Drake chose Manning for one of the excursions because a professor at the school previously worked with the town on a project.
“We see Manning as a really fantastic small community that has done some incredible things developing their community,” he said.
The group will spend the whole day in Manning.
“We’ll learn how Manning redid their downtown strip, what some of their strategies were for that and while we’re there we will do some community service with their park,” he said.
Other activities will include lunch at a downtown restaurant and visits to several local farms.
“They’ll get to see what a large row crop farming operation is, which is something they are very anxious to learn about,” Noe said.

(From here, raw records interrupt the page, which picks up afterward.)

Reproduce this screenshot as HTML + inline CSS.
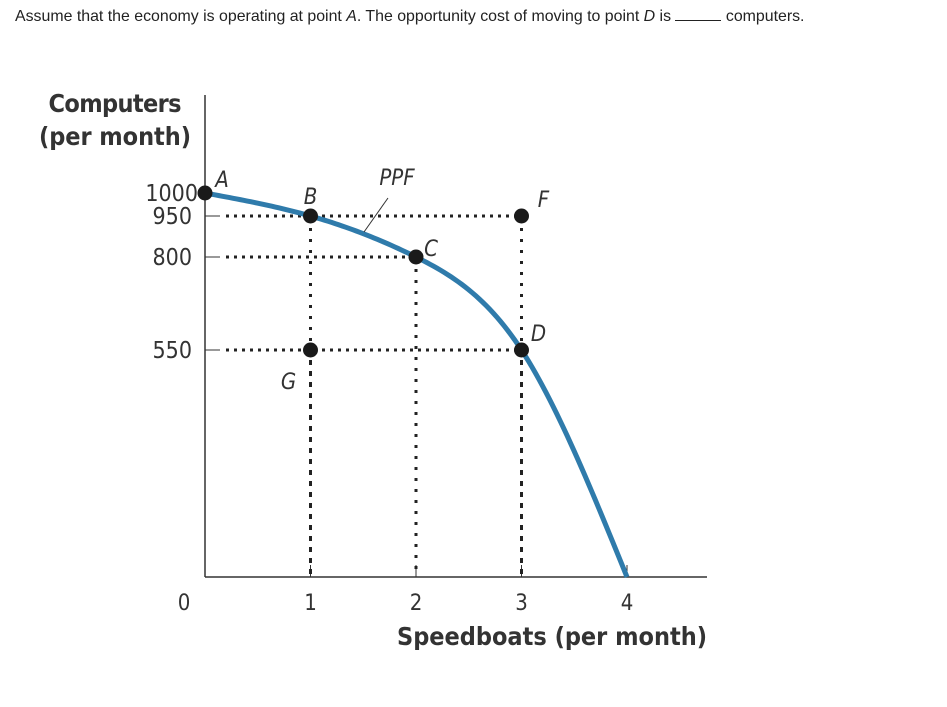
<!DOCTYPE html>
<html><head><meta charset="utf-8"><style>
body{margin:0;background:#fff;width:947px;height:707px;overflow:hidden;font-family:"Liberation Sans",sans-serif}
#q{position:absolute;left:15px;top:8px;font-size:15.9px;color:#222}
</style></head><body>
<div id="q">Assume that the economy is operating at point <i>A</i>. The opportunity cost of moving to point <i>D</i> is <span style="display:inline-block;width:46px;border-bottom:1px solid #222"></span> computers.</div>
<svg id="chart" width="947" height="707" style="position:absolute;left:0;top:0">
<text x="115" y="112" text-anchor="middle" font-family="DejaVu Sans Condensed, DejaVu Sans, sans-serif" font-weight="bold" font-size="25" fill="#333" textLength="133">Computers</text>
<text x="115" y="145" text-anchor="middle" font-family="DejaVu Sans Condensed, DejaVu Sans, sans-serif" font-weight="bold" font-size="25" fill="#333" textLength="152">(per month)</text>
<text x="552" y="645" text-anchor="middle" font-family="DejaVu Sans Condensed, DejaVu Sans, sans-serif" font-weight="bold" font-size="25" fill="#333" textLength="310">Speedboats (per month)</text>
<g id="g"></g>
</svg>
<script>
const xTicks=[0,1,2,3,4];
const yTicks=[0,550,800,950,1000];
const pointNames=["A","B","C","D","G","F"];
const pointX=[0,1,2,3,1,3];
const pointY=[1000,950,800,550,550,950];
const curveX=[0,1,2,3,4];
const curveY=[1000,950,800,550,0];
const yPix=[577,350,257,216,193];
function sx(v){return 205+v*105.5;}
function sy(v){for(let i=0;i<yTicks.length-1;i++){if(v<=yTicks[i+1]){const t=(v-yTicks[i])/(yTicks[i+1]-yTicks[i]);return yPix[i]+t*(yPix[i+1]-yPix[i]);}}return yPix[yPix.length-1];}
const NS="http://www.w3.org/2000/svg",g=document.getElementById('g');
function mk(t,a){const e=document.createElementNS(NS,t);for(const k in a)e.setAttribute(k,a[k]);g.appendChild(e);return e;}
let e;
e=mk('line',{x1:205,y1:95,x2:205,y2:577,stroke:'#333','stroke-width':1.5});

e=mk('line',{x1:205,y1:577,x2:707,y2:577,stroke:'#333','stroke-width':1.5});

xTicks.forEach(v=>{
 if(v>0){e=mk('line',{x1:sx(v),y1:565,x2:sx(v),y2:577,stroke:'#333','stroke-width':1});}
 e=mk('text',{x:sx(v)-(v==0?21:0),y:610,'text-anchor':'middle','font-size':22,'font-family':'DejaVu Sans Condensed, DejaVu Sans, sans-serif',fill:'#333'});e.textContent=v;
 
});
yTicks.forEach(v=>{if(v==0)return;
 if(v!=1000){e=mk('line',{x1:205,y1:sy(v),x2:220,y2:sy(v),stroke:'#333','stroke-width':1});}
 e=mk('text',{x:v==1000?198:192,y:sy(v)+8,'text-anchor':'end','font-size':23,'font-family':'DejaVu Sans Condensed, DejaVu Sans, sans-serif',fill:'#333'});e.textContent=v;
 
});
for(let i=1;i<pointNames.length;i++){
 const px=sx(pointX[i]),py=sy(pointY[i]);
 e=mk('line',{x1:226,y1:py,x2:px,y2:py,stroke:'#222','stroke-width':3,'stroke-dasharray':'3 5'});
 
 e=mk('line',{x1:px,y1:py+12,x2:px,y2:577,stroke:'#222','stroke-width':3,'stroke-dasharray':'3 8'});
 
}
const X=curveX.map(sx),Y=curveY.map(sy),n=X.length;
const h=[],al=[0],l=[1],mu=[0],z=[0],c=new Array(n).fill(0),b=[],dd=[];
for(let i=0;i<n-1;i++)h.push(X[i+1]-X[i]);
for(let i=1;i<n-1;i++)al.push(3/h[i]*(Y[i+1]-Y[i])-3/h[i-1]*(Y[i]-Y[i-1]));
for(let i=1;i<n-1;i++){l[i]=2*(X[i+1]-X[i-1])-h[i-1]*mu[i-1];mu[i]=h[i]/l[i];z[i]=(al[i]-h[i-1]*z[i-1])/l[i];}
for(let j=n-2;j>=0;j--){c[j]=(j>0?z[j]-mu[j]*c[j+1]:0);b[j]=(Y[j+1]-Y[j])/h[j]-h[j]*(c[j+1]+2*c[j])/3;dd[j]=(c[j+1]-c[j])/(3*h[j]);}
let d='M'+X[0]+','+Y[0];
for(let j=0;j<n-1;j++)for(let k=1;k<=30;k++){const t=h[j]*k/30;d+=' L'+(X[j]+t).toFixed(2)+','+(Y[j]+b[j]*t+c[j]*t*t+dd[j]*t*t*t).toFixed(2);}
e=mk('path',{d:d,fill:'none',stroke:'#2f7bab','stroke-width':5});

e=mk('line',{x1:364,y1:232,x2:388,y2:198,stroke:'#333','stroke-width':1});

e=mk('text',{x:397,y:185,'text-anchor':'middle','font-size':22,'font-style':'italic','font-family':'DejaVu Sans Condensed, DejaVu Sans, sans-serif',fill:'#333'});e.textContent='PPF';

const off={A:[17,-14],B:[0,-20],C:[15,-9],D:[17,-17],G:[-22,31],F:[22,-17]};
pointNames.forEach((nm,i)=>{const px=sx(pointX[i]),py=sy(pointY[i]);
 e=mk('circle',{cx:px,cy:py,r:7.5,fill:'#1a1a1a'});
 
 e=mk('text',{x:px+off[nm][0],y:py+off[nm][1]+8,'text-anchor':'middle','font-size':22,'font-style':'italic','font-family':'DejaVu Sans Condensed, DejaVu Sans, sans-serif',fill:'#333'});e.textContent=nm;
 
});
</script>
</body></html>
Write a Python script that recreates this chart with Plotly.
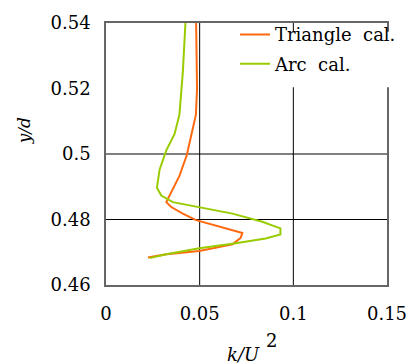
import plotly.graph_objects as go

# Triangle cal. (orange)
tri_x = [0.0481, 0.0486, 0.0480, 0.0445, 0.0431, 0.0392, 0.0348, 0.0322, 0.0348, 0.0410,
         0.0481, 0.0587, 0.0728, 0.0719, 0.0675, 0.0498, 0.0322, 0.0224]
tri_y = [0.540, 0.520, 0.512, 0.5031, 0.4996, 0.4933, 0.4883, 0.4853, 0.4838, 0.4818,
         0.4798, 0.4781, 0.4759, 0.4744, 0.4724, 0.4704, 0.4694, 0.4684]

# Arc cal. (green)
arc_x = [0.0424, 0.0410, 0.0392, 0.0366, 0.0322, 0.0286, 0.0272, 0.0295, 0.0357, 0.0498,
         0.0675, 0.0834, 0.0931, 0.0931, 0.0852, 0.0675, 0.0498, 0.0322, 0.0233]
arc_y = [0.540, 0.5249, 0.512, 0.5061, 0.5011, 0.4952, 0.4897, 0.4873, 0.4853, 0.4838,
         0.4818, 0.4793, 0.4773, 0.4754, 0.4742, 0.4726, 0.4712, 0.4694, 0.4682]

x_ticks = [0, 0.05, 0.1, 0.15]
x_tick_labels = ["0", "0.05", "0.1", "0.15"]
y_ticks = [0.46, 0.48, 0.5, 0.52, 0.54]
y_tick_labels = ["0.46", "0.48", "0.5", "0.52", "0.54"]
x_grid = [0.05, 0.1]
y_grid = [0.48, 0.5]

FONT = "DejaVu Serif"

fig = go.Figure()
fig.add_trace(go.Scatter(x=tri_x, y=tri_y, mode="lines", name="Triangle\u00a0 cal.",
                         line=dict(color="#ff6a10", width=2), legendgroup="a"))
fig.add_trace(go.Scatter(x=arc_x, y=arc_y, mode="lines", name="Arc\u00a0 cal.",
                         line=dict(color="#99cc00", width=2), legendgroup="b"))

shapes = []
for gx in x_grid:
    shapes.append(dict(type="line", xref="x", yref="y", x0=gx, x1=gx, y0=0.46, y1=0.54,
                       line=dict(color="black", width=1), layer="below"))
for gy in y_grid:
    shapes.append(dict(type="line", xref="x", yref="y", x0=0, x1=0.15, y0=gy, y1=gy,
                       line=dict(color="black", width=1), layer="below"))
# white legend background box (covers frame / grid behind the legend)
shapes.append(dict(type="rect", xref="paper", yref="paper", x0=0.459, x1=1.095,
                   y0=0.755, y1=0.9665, fillcolor="white", line=dict(width=0),
                   layer="above"))

fig.update_layout(
    width=419, height=364,
    margin=dict(l=106, r=30, t=16, b=79),
    paper_bgcolor="white", plot_bgcolor="white",
    font=dict(family=FONT, size=18, color="black"),
    showlegend=True,
    legend=dict(x=0.459, y=1.026, xanchor="left", yanchor="top",
                bgcolor="rgba(0,0,0,0)", borderwidth=0, tracegroupgap=3,
                font=dict(family=FONT, size=18, color="black")),
    shapes=shapes,
    xaxis=dict(range=[0, 0.15], tickvals=x_ticks, ticktext=x_tick_labels,
               showgrid=False, zeroline=False, showline=True, linecolor="#666",
               linewidth=1.5, mirror=True, ticks="outside", ticklen=12,
               tickcolor="rgba(0,0,0,0)", tickfont=dict(size=18)),
    yaxis=dict(range=[0.46, 0.54], tickvals=y_ticks, ticktext=y_tick_labels,
               showgrid=False, zeroline=False, showline=True, linecolor="#666",
               linewidth=1.5, mirror=True, ticks="outside", ticklen=10,
               tickcolor="rgba(0,0,0,0)", tickfont=dict(size=18)),
    annotations=[
        dict(text="<i>k/U</i>", xref="paper", yref="paper", x=0.4876, y=-0.264,
             xanchor="center", yanchor="middle", showarrow=False, font=dict(size=18)),
        dict(text="2", xref="paper", yref="paper", x=0.59, y=-0.212,
             xanchor="center", yanchor="middle", showarrow=False, font=dict(size=18)),
        dict(text="<i>y/d</i>", xref="paper", yref="paper", x=-0.292, y=0.59,
             xanchor="center", yanchor="middle", showarrow=False, textangle=-90,
             font=dict(size=17)),
    ],
)

fig.write_html("out.html", config={"displayModeBar": False},
               post_script="document.body.style.margin='0';document.body.style.overflow='hidden';")
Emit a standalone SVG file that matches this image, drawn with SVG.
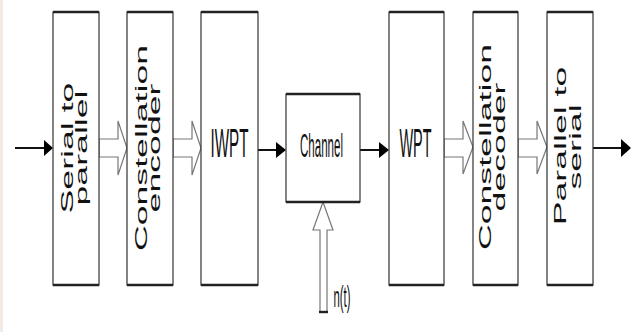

They will also see a farmstead with hobby animals for a look at the rural Iowa lifestyle.
“It’s important to see how rural Iowa works because a lot of these nations in Africa have rural areas and they are trying to figure out how to make that transition as the populations move from rural areas to urban areas, just like is happening in the U.S.,” Noe said.
Showing how a rural area can adapt to new technologies is another goal of the Manning visit, he said.
“Here we have a small population and they have done all these fantastic things to build capacity and make it a really wonderful living environment that is attractive to a lot of people,” Noe said. “Our fellows really need to see how that works.”